* Instructions for the task *
Reproduce every line of the listing as written, apart from the pictures.

* Collected data *
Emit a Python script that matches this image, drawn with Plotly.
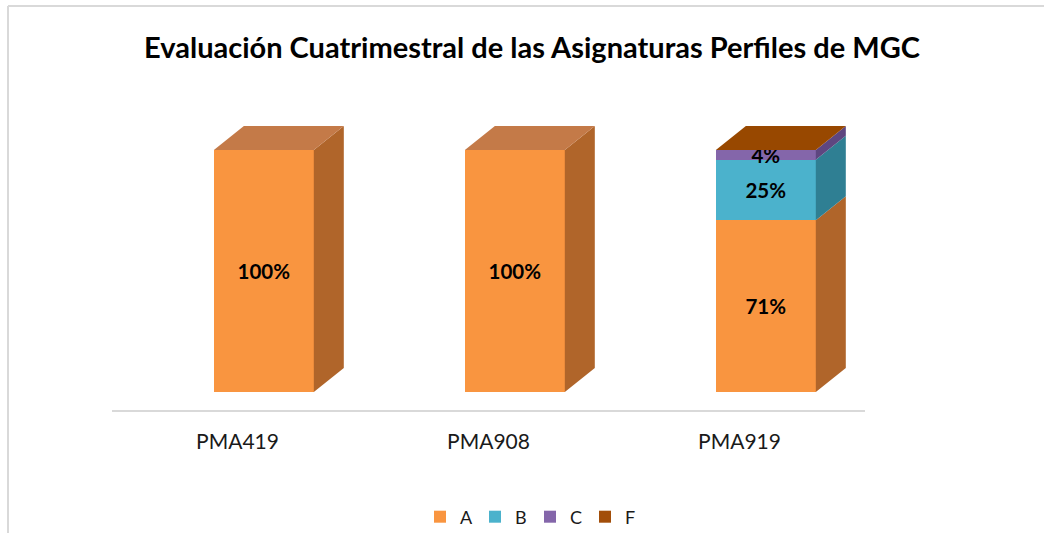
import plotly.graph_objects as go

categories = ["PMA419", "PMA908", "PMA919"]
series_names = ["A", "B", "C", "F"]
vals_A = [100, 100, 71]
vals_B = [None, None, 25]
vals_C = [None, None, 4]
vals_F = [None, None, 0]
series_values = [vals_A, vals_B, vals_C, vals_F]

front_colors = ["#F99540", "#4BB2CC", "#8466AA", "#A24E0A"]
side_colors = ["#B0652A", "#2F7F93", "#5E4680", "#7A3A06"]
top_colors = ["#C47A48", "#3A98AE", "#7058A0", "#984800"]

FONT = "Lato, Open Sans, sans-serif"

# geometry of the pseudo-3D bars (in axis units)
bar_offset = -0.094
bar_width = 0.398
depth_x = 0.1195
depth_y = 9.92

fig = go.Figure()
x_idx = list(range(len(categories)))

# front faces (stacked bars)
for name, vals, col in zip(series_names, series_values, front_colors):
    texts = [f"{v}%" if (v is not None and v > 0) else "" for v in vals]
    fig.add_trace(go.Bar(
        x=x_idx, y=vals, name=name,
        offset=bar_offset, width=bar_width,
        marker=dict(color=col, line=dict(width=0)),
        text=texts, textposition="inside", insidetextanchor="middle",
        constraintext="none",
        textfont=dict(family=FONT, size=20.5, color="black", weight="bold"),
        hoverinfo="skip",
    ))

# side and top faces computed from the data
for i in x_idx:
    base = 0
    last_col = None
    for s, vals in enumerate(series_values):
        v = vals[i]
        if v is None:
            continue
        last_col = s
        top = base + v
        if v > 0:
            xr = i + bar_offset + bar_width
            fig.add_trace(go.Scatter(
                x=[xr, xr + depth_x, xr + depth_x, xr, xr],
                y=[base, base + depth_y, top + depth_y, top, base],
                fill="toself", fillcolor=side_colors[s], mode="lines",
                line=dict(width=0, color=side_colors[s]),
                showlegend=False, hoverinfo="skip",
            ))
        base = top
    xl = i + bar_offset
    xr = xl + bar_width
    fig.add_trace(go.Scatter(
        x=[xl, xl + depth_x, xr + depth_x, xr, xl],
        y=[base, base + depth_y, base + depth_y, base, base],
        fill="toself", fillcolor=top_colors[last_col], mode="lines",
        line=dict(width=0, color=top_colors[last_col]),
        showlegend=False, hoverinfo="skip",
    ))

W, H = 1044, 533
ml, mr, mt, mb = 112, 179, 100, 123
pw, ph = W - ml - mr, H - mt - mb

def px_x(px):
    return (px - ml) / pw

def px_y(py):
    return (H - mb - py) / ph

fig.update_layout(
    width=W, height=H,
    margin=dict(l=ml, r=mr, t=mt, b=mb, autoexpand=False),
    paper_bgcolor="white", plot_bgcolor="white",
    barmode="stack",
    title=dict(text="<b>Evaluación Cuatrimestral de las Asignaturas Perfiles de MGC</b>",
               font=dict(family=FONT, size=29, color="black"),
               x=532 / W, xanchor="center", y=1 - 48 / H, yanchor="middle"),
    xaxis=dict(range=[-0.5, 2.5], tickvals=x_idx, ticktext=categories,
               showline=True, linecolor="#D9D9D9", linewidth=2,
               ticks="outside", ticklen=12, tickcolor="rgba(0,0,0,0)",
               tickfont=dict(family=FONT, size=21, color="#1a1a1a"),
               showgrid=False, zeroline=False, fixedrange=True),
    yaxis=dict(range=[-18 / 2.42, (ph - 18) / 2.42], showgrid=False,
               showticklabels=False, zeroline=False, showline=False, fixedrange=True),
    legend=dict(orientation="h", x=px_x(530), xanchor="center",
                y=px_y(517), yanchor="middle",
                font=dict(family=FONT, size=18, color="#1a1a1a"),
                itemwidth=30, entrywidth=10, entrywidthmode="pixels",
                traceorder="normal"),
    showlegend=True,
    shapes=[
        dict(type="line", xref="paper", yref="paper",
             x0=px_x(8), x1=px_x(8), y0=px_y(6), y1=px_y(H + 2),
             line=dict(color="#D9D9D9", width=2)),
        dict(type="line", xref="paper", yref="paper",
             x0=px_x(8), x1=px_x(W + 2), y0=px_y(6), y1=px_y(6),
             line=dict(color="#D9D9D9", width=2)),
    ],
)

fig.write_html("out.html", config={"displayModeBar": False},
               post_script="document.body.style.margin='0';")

* Correct result *
Emit a Python script that matches this image, drawn with Plotly.
import plotly.graph_objects as go

categories = ["PMA419", "PMA908", "PMA919"]
series_names = ["A", "B", "C", "F"]
vals_A = [100, 100, 71]
vals_B = [None, None, 25]
vals_C = [None, None, 4]
vals_F = [None, None, 0]
series_values = [vals_A, vals_B, vals_C, vals_F]

front_colors = ["#F99540", "#4BB2CC", "#8466AA", "#A24E0A"]
side_colors = ["#B0652A", "#2F7F93", "#5E4680", "#7A3A06"]
top_colors = ["#C47A48", "#3A98AE", "#7058A0", "#984800"]

FONT = "Lato, Open Sans, sans-serif"

# geometry of the pseudo-3D bars (in axis units)
bar_offset = -0.094
bar_width = 0.398
depth_x = 0.1195
depth_y = 9.92

fig = go.Figure()
x_idx = list(range(len(categories)))

# front faces (stacked bars)
for name, vals, col in zip(series_names, series_values, front_colors):
    texts = [f"{v}%" if (v is not None and v > 0) else "" for v in vals]
    fig.add_trace(go.Bar(
        x=x_idx, y=vals, name=name,
        offset=bar_offset, width=bar_width,
        marker=dict(color=col, line=dict(width=0)),
        text=texts, textposition="inside", insidetextanchor="middle",
        constraintext="none",
        textfont=dict(family=FONT, size=20.5, color="black", weight="bold"),
        hoverinfo="skip",
    ))

# side and top faces computed from the data
for i in x_idx:
    base = 0
    last_col = None
    for s, vals in enumerate(series_values):
        v = vals[i]
        if v is None:
            continue
        last_col = s
        top = base + v
        if v > 0:
            xr = i + bar_offset + bar_width
            fig.add_trace(go.Scatter(
                x=[xr, xr + depth_x, xr + depth_x, xr, xr],
                y=[base, base + depth_y, top + depth_y, top, base],
                fill="toself", fillcolor=side_colors[s], mode="lines",
                line=dict(width=0, color=side_colors[s]),
                showlegend=False, hoverinfo="skip",
            ))
        base = top
    xl = i + bar_offset
    xr = xl + bar_width
    fig.add_trace(go.Scatter(
        x=[xl, xl + depth_x, xr + depth_x, xr, xl],
        y=[base, base + depth_y, base + depth_y, base, base],
        fill="toself", fillcolor=top_colors[last_col], mode="lines",
        line=dict(width=0, color=top_colors[last_col]),
        showlegend=False, hoverinfo="skip",
    ))

W, H = 1044, 533
ml, mr, mt, mb = 112, 179, 100, 123
pw, ph = W - ml - mr, H - mt - mb

def px_x(px):
    return (px - ml) / pw

def px_y(py):
    return (H - mb - py) / ph

fig.update_layout(
    width=W, height=H,
    margin=dict(l=ml, r=mr, t=mt, b=mb, autoexpand=False),
    paper_bgcolor="white", plot_bgcolor="white",
    barmode="stack",
    title=dict(text="<b>Evaluación Cuatrimestral de las Asignaturas Perfiles de MGC</b>",
               font=dict(family=FONT, size=29, color="black"),
               x=532 / W, xanchor="center", y=1 - 48 / H, yanchor="middle"),
    xaxis=dict(range=[-0.5, 2.5], tickvals=x_idx, ticktext=categories,
               showline=True, linecolor="#D9D9D9", linewidth=2,
               ticks="outside", ticklen=12, tickcolor="rgba(0,0,0,0)",
               tickfont=dict(family=FONT, size=21, color="#1a1a1a"),
               showgrid=False, zeroline=False, fixedrange=True),
    yaxis=dict(range=[-18 / 2.42, (ph - 18) / 2.42], showgrid=False,
               showticklabels=False, zeroline=False, showline=False, fixedrange=True),
    legend=dict(orientation="h", x=px_x(530), xanchor="center",
                y=px_y(517), yanchor="middle",
                font=dict(family=FONT, size=18, color="#1a1a1a"),
                itemwidth=30, entrywidth=10, entrywidthmode="pixels",
                traceorder="normal"),
    showlegend=True,
    shapes=[
        dict(type="line", xref="paper", yref="paper",
             x0=px_x(8), x1=px_x(8), y0=px_y(6), y1=px_y(H + 2),
             line=dict(color="#D9D9D9", width=2)),
        dict(type="line", xref="paper", yref="paper",
             x0=px_x(8), x1=px_x(W + 2), y0=px_y(6), y1=px_y(6),
             line=dict(color="#D9D9D9", width=2)),
    ],
)

fig.write_html("out.html", config={"displayModeBar": False},
               post_script="document.body.style.margin='0';")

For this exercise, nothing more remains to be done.